Design thinking is a way of approaching product design that puts the end user’s requirements centre stage. It also encompasses some very practical framework guidelines: what is technically feasible and what can become added value to the customer.
That’s the concept, but how does design thinking work in practice, when it comes to designing products for consumers or businesses? Let’s take a look at how this method works.
What does Design Thinking Require of the Designer?
Design thinking requires the designer to identify with the user and use a number of “soft” skills in the initial stages of the design.
The ability to collaborate is a key skill because so many products have embedded intelligence and complex functions. You need to be able to work with many different disciplines, on a cross-disciplinary team.
Empathy and optimism are not traditionally seen as design skills. Yet in design thinking, they are key components of successful product design. Optimism drives belief in a viable solution, even when the design problem seems insurmountable and having an empathic ability enables you to understand really appreciate what the end user wants from the product and why they want it.
Integrative thinking is a key conceptual skill when design products are multifactorial and complex. It means being able to see the big picture as well as the detailed one and to have the ability to unite a multitude of different factors into a coherent whole.
And finally, there’s experimentalism; that is a willingness to ask the most basic of questions in order to come up with out of the box solutions or that may at first seem off the wall. This is about creating an open environment for ideas, in order to discuss completely different directions, to see if they are productive.
How Design Thinking Helps in Product Development
The empathetic nature of design thinking helps businesses understand clearly what their target market desires and requires. This allows genuine market opportunities to be identified. The risks of a new product launch are reduced because the product is informed by a comprehensive understanding of what its users want. And the empathetic understanding of user aspirations helps in the design of products that are innovative and meet future needs.
The Five Key Phases in Design Thinking
These phases don’t necessarily follow on from each other in a linear fashion, as you’ll often find yourself circling back to a previous stage. In this sense the design thinking process is very iterative in order to improve and refine the design. For example, if the designer feels that they have lost touch with what the user does and doesn’t want, they can go back to the Empathy phase at any time.
This is the process of developing your insight into the person for whom you are providing the product, why they want it and value it, how they want to use it, how it fits with the rest of their life or business and with other products that they use. Being mindful this can be considered from the users perspective as well as from a product brand or “client” perspective.

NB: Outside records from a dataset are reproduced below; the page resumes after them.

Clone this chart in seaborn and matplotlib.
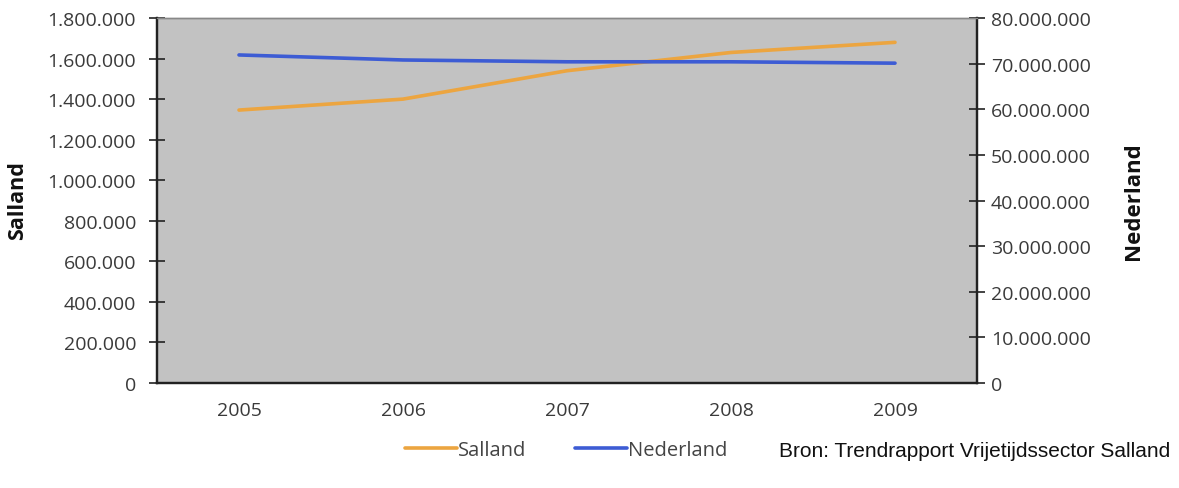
import matplotlib
matplotlib.use("Agg")
import matplotlib.pyplot as plt
import seaborn as sns
import pandas as pd
from matplotlib.ticker import FuncFormatter, FixedLocator

years = ["2005", "2006", "2007", "2008", "2009"]
salland = [1346000, 1400000, 1540000, 1630000, 1680000]
nederland = [71900000, 70800000, 70400000, 70400000, 70100000]

sns.set_theme(style="white")
plt.rcParams["font.family"] = ["Open Sans", "DejaVu Sans"]

def dotted(v, pos=None):
    return f"{int(round(v)):,}".replace(",", ".")

df = pd.DataFrame({"jaar": range(len(years)), "Salland": salland, "Nederland": nederland})

fig = plt.figure(figsize=(11.79, 4.89), dpi=100)
ax = fig.add_axes([157 / 1179, 1 - 384 / 489, (977 - 157) / 1179, (384 - 19) / 489])
ax2 = ax.twinx()

ax.set_facecolor("#c2c2c2")
sns.lineplot(data=df, x="jaar", y="Salland", ax=ax, color="#eca540", lw=2.6, label="Salland", legend=False)
sns.lineplot(data=df, x="jaar", y="Nederland", ax=ax2, color="#3d5cd4", lw=2.6, label="Nederland", legend=False)

ax.set_xlim(-0.5, len(years) - 0.5)
ax.set_ylim(0, 1800000)
ax2.set_ylim(0, 80000000)
ax.set_yticks(range(0, 1800001, 200000))
ax2.set_yticks(range(0, 80000001, 10000000))
ax.yaxis.set_major_formatter(FuncFormatter(dotted))
ax2.yaxis.set_major_formatter(FuncFormatter(dotted))

tick_fs = 14
ax.set_xticks(range(len(years)))
ax.set_xticklabels(years)
ax.xaxis.set_minor_locator(FixedLocator([i - 0.5 for i in range(len(years) + 1)]))
ax.tick_params(axis="x", which="major", length=0, pad=13, labelsize=tick_fs, labelcolor="#3a3a3a")
ax.tick_params(axis="x", which="minor", direction="inout", length=10, width=1.2, color="#222222")
ax.tick_params(axis="y", direction="inout", length=12, width=1.2, color="#222222", labelsize=tick_fs,
               labelcolor="#3a3a3a", left=True, pad=9)
ax2.tick_params(axis="y", direction="inout", length=12, width=1.2, color="#222222", labelsize=tick_fs,
                labelcolor="#3a3a3a", right=True, pad=4)

for a in (ax, ax2):
    for side in ("left", "right", "bottom"):
        a.spines[side].set_color("#222222")
        a.spines[side].set_linewidth(1.6)
    a.spines["top"].set_color("#888888")
    a.spines["top"].set_linewidth(1.0)

ax.set_xlabel("")
ax.set_ylabel("Salland", fontsize=15.5, fontweight="bold", color="#111111")
ax.yaxis.set_label_coords((28 - 157) / 820, (384 - 201) / 365)
ax2.set_ylabel("Nederland", fontsize=16, fontweight="bold", color="#111111")
ax2.yaxis.set_label_coords((1123 - 157) / 820, (384 - 201) / 365)

h1, l1 = ax.get_legend_handles_labels()
h2, l2 = ax2.get_legend_handles_labels()
fig.legend(h1 + h2, l1 + l2, loc="center", bbox_to_anchor=(566 / 1179, 1 - 451 / 489), ncol=2,
           frameon=False, fontsize=14.5, handlelength=2.6, handletextpad=0.05, columnspacing=2.4,
           labelcolor="#444444")

fig.text(1170 / 1179, 1 - 452 / 489, "Bron: Trendrapport Vrijetijdssector Salland", ha="right", va="center",
         fontsize=15, family=["Liberation Sans", "DejaVu Sans"], color="#111111")

fig.savefig("out.png", dpi=100, facecolor="white")
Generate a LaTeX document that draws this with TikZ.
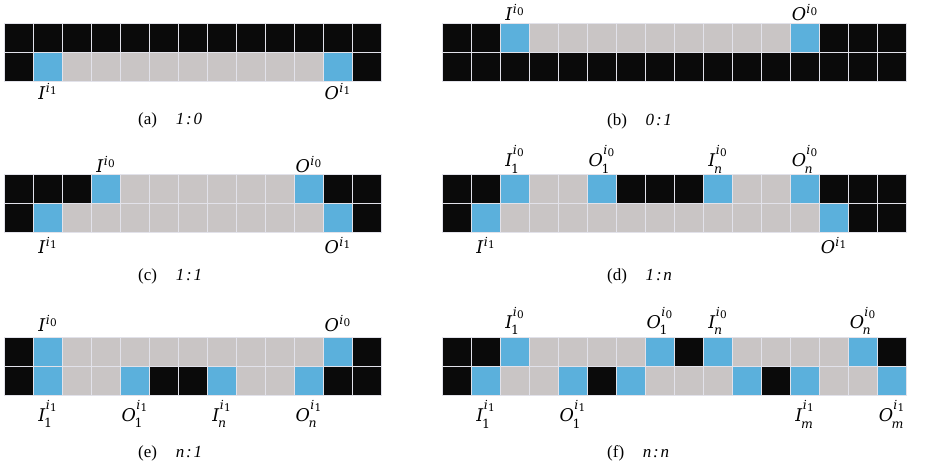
\documentclass[tikz,border=0pt]{standalone}
\usepackage{fontspec}
\setmainfont{Liberation Serif}
\newfontfamily\labfont{DejaVu Serif}
\definecolor{cK}{HTML}{0A0A0A}
\definecolor{cB}{HTML}{5BB0DC}
\definecolor{cG}{HTML}{C9C5C5}
\definecolor{gridline}{HTML}{E2E2EA}
\tikzset{
  cell/.style={draw=gridline, line width=0.8pt, minimum width=29pt, minimum height=29pt,
    inner sep=0pt, outer sep=0pt, anchor=north west},
  lab/.style={inner sep=0pt},
  captext/.style={inner sep=0pt, anchor=base west, font=\fontsize{17}{19}\selectfont},
}
% superscript i with a digit index, raised by #1
\newcommand\supi[2]{\hbox{\kern0.3pt\raisebox{#1}{\labfont\fontsize{12.5}{13}\selectfont\itshape i\/\kern0.2pt\raisebox{-2pt}{\fontsize{10.5}{11}\selectfont\upshape #2}}}}
% #1 main letter, #2 subscript (may be empty), #3 digit under the superscript i
\newcommand\lbl[3]{%
  \hbox{\labfont\fontsize{17.5}{20}\selectfont\itshape #1\/}%
  \if\relax\detokenize{#2}\relax
    \supi{7pt}{#3}%
  \else
    \setbox2=\supi{12pt}{#3}%
    \setbox0=\hbox{\kern-1.5pt\raisebox{-6.5pt}{\labfont\fontsize{12.5}{13}\selectfont #2}}%
    \ifdim\wd0>\wd2 \rlap{\box2}\box0 \else \rlap{\box0}\box2 \fi
  \fi}
\newcommand\ratio[2]{\textit{#1\kern1.8pt:\kern1.8pt#2}}
\newcommand\cellrow[4]{%
  \foreach \c [count=\i from 0] in {#4} {
    \node[cell, fill=c\c] (#1-\i) at ({#2+29*\i},{#3}) {};
  }}
\begin{document}
\begin{tikzpicture}[x=1pt,y=-1pt]
\useasboundingbox (0,0) rectangle (928,470);
% (a) 1:0
\cellrow{a1}{4}{23}{K,K,K,K,K,K,K,K,K,K,K,K,K}
\cellrow{a2}{4}{52}{K,B,G,G,G,G,G,G,G,G,G,B,K}
\node[lab, anchor=north] (aI1) at ([yshift=-2.5pt]a2-1.south) {\lbl{I}{}{1}};
\node[lab, anchor=north] (aO1) at ([yshift=-2.5pt]a2-11.south) {\lbl{O}{}{1}};
\node[captext] (capa) at (138,125) {(a)\hspace{1.1em}\ratio{1}{0}};
% (b) 0:1
\cellrow{b1}{442}{23}{K,K,B,G,G,G,G,G,G,G,G,G,B,K,K,K}
\cellrow{b2}{442}{52}{K,K,K,K,K,K,K,K,K,K,K,K,K,K,K,K}
\node[lab, anchor=south] (bI0) at ([yshift=2pt]b1-2.north) {\lbl{I}{}{0}};
\node[lab, anchor=south] (bO0) at ([yshift=2pt]b1-12.north) {\lbl{O}{}{0}};
\node[captext] (capb) at (607,126) {(b)\hspace{1.1em}\ratio{0}{1}};
% (c) 1:1
\cellrow{c1}{4}{174}{K,K,K,B,G,G,G,G,G,G,B,K,K}
\cellrow{c2}{4}{203}{K,B,G,G,G,G,G,G,G,G,G,B,K}
\node[lab, anchor=south] (cI0) at ([yshift=1pt]c1-3.north) {\lbl{I}{}{0}};
\node[lab, anchor=south] (cO0) at ([yshift=1pt]c1-10.north) {\lbl{O}{}{0}};
\node[lab, anchor=north] (cI1) at ([yshift=-5.5pt]c2-1.south) {\lbl{I}{}{1}};
\node[lab, anchor=north] (cO1) at ([yshift=-5.5pt]c2-11.south) {\lbl{O}{}{1}};
\node[captext] (capc) at (138,280) {(c)\hspace{1.1em}\ratio{1}{1}};
% (d) 1:n
\cellrow{d1}{442}{174}{K,K,B,G,G,B,K,K,K,B,G,G,B,K,K,K}
\cellrow{d2}{442}{203}{K,B,G,G,G,G,G,G,G,G,G,G,G,B,K,K}
\node[lab, anchor=south] (dI10) at ([yshift=0.5pt]d1-2.north) {\lbl{I}{1}{0}};
\node[lab, anchor=south] (dO10) at ([yshift=0.5pt]d1-5.north) {\lbl{O}{1}{0}};
\node[lab, anchor=south] (dIn0) at ([yshift=0.5pt]d1-9.north) {\lbl{I}{\itshape n}{0}};
\node[lab, anchor=south] (dOn0) at ([yshift=0.5pt]d1-12.north) {\lbl{O}{\itshape n}{0}};
\node[lab, anchor=north] (dI1) at ([yshift=-5pt]d2-1.south) {\lbl{I}{}{1}};
\node[lab, anchor=north] (dO1) at ([yshift=-5pt]d2-13.south) {\lbl{O}{}{1}};
\node[captext] (capd) at (607,280) {(d)\hspace{1.1em}\ratio{1}{n}};
% (e) n:1
\cellrow{e1}{4}{337}{K,B,G,G,G,G,G,G,G,G,G,B,K}
\cellrow{e2}{4}{366}{K,B,G,G,B,K,K,B,G,G,B,K,K}
\node[lab, anchor=south] (eI0) at ([yshift=5pt]e1-1.north) {\lbl{I}{}{0}};
\node[lab, anchor=south] (eO0) at ([yshift=5pt]e1-11.north) {\lbl{O}{}{0}};
\node[lab, anchor=north] (eI11) at ([yshift=-5pt]e2-1.south) {\lbl{I}{1}{1}};
\node[lab, anchor=north] (eO11) at ([yshift=-5pt]e2-4.south) {\lbl{O}{1}{1}};
\node[lab, anchor=north] (eIn1) at ([yshift=-5pt]e2-7.south) {\lbl{I}{\itshape n}{1}};
\node[lab, anchor=north] (eOn1) at ([yshift=-5pt]e2-10.south) {\lbl{O}{\itshape n}{1}};
\node[captext] (cape) at (138,457) {(e)\hspace{1.1em}\ratio{n}{1}};
% (f) n:n
\cellrow{f1}{442}{337}{K,K,B,G,G,G,G,B,K,B,G,G,G,G,B,K}
\cellrow{f2}{442}{366}{K,B,G,G,B,K,B,G,G,G,B,K,B,G,G,B}
\node[lab, anchor=south] (fI10) at ([yshift=2pt]f1-2.north) {\lbl{I}{1}{0}};
\node[lab, anchor=south] (fO10) at ([yshift=2pt]f1-7.north) {\lbl{O}{1}{0}};
\node[lab, anchor=south] (fIn0) at ([yshift=2pt]f1-9.north) {\lbl{I}{\itshape n}{0}};
\node[lab, anchor=south] (fOn0) at ([yshift=2pt]f1-14.north) {\lbl{O}{\itshape n}{0}};
\node[lab, anchor=north] (fI11) at ([yshift=-5.5pt]f2-1.south) {\lbl{I}{1}{1}};
\node[lab, anchor=north] (fO11) at ([yshift=-5.5pt]f2-4.south) {\lbl{O}{1}{1}};
\node[lab, anchor=north] (fIm1) at ([yshift=-5.5pt]f2-12.south) {\lbl{I}{\itshape m}{1}};
\node[lab, anchor=north] (fOm1) at ([yshift=-5.5pt]f2-15.south) {\lbl{O}{\itshape m}{1}};
\node[captext] (capf) at (607,457) {(f)\hspace{1.1em}\ratio{n}{n}};
\end{tikzpicture}
\end{document}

Use your insights to define the user’s needs You can create an initial brief that defines the user’s needs and therefore sets the framework for the product you are going to design.
Otherwise known as brainstorming, this phase draws on the hard work you have carried out to understand your user. It requires a safe, free-thinking, inspiring and collaborative environment, in which misunderstandings and mistakes are accepted, and there’s no blame.
Focus groups with prototypes and end users interacting with your prototypes in a safe testing space can be very beneficial and permit feedback to be considered, changing the design if necessary. There may be opportunities here not just to fix issues, but to greatly improve, the end product.
This is the formal testing phase, with selected users getting to try the product. You’ll pick up valuable information from observing them using the product and can refine the design based on your observations.
The design thinking process has developed and evolved over the years, throwing out varying schools of thought as to how best to tackle product design. Google, developed a process called Design Sprint an offshoot of design thinking in 2010. This methodology uses design thinking to help provide a practical toolkit for product design.
It has a working week structure, based on a sprint in activities beginning on Monday and ending on Friday.The idea is that a design team can learn huge amounts about the product and the people who will use it, in a very short period of time and without the major commitment of setting up a fully fledged project. That comes later, when what has been learned is understood and digested.
Design Sprint is now a very popular methodology in both product and UX design and a great way to get to solutions quickly and pragmatically.
Design thinking has evolved over the years since its inception, most notably into the design sprint methodology, but at its core it has remained a powerful iterative process that keeps the design process anchored to the original brief. By putting soft skills, like collaboration, communication, experimentalism, empathy and even optimism, at the forefront of the design process, design thinking allows designers to think outside of the box and deliver viable solutions to even the most challenging of problems.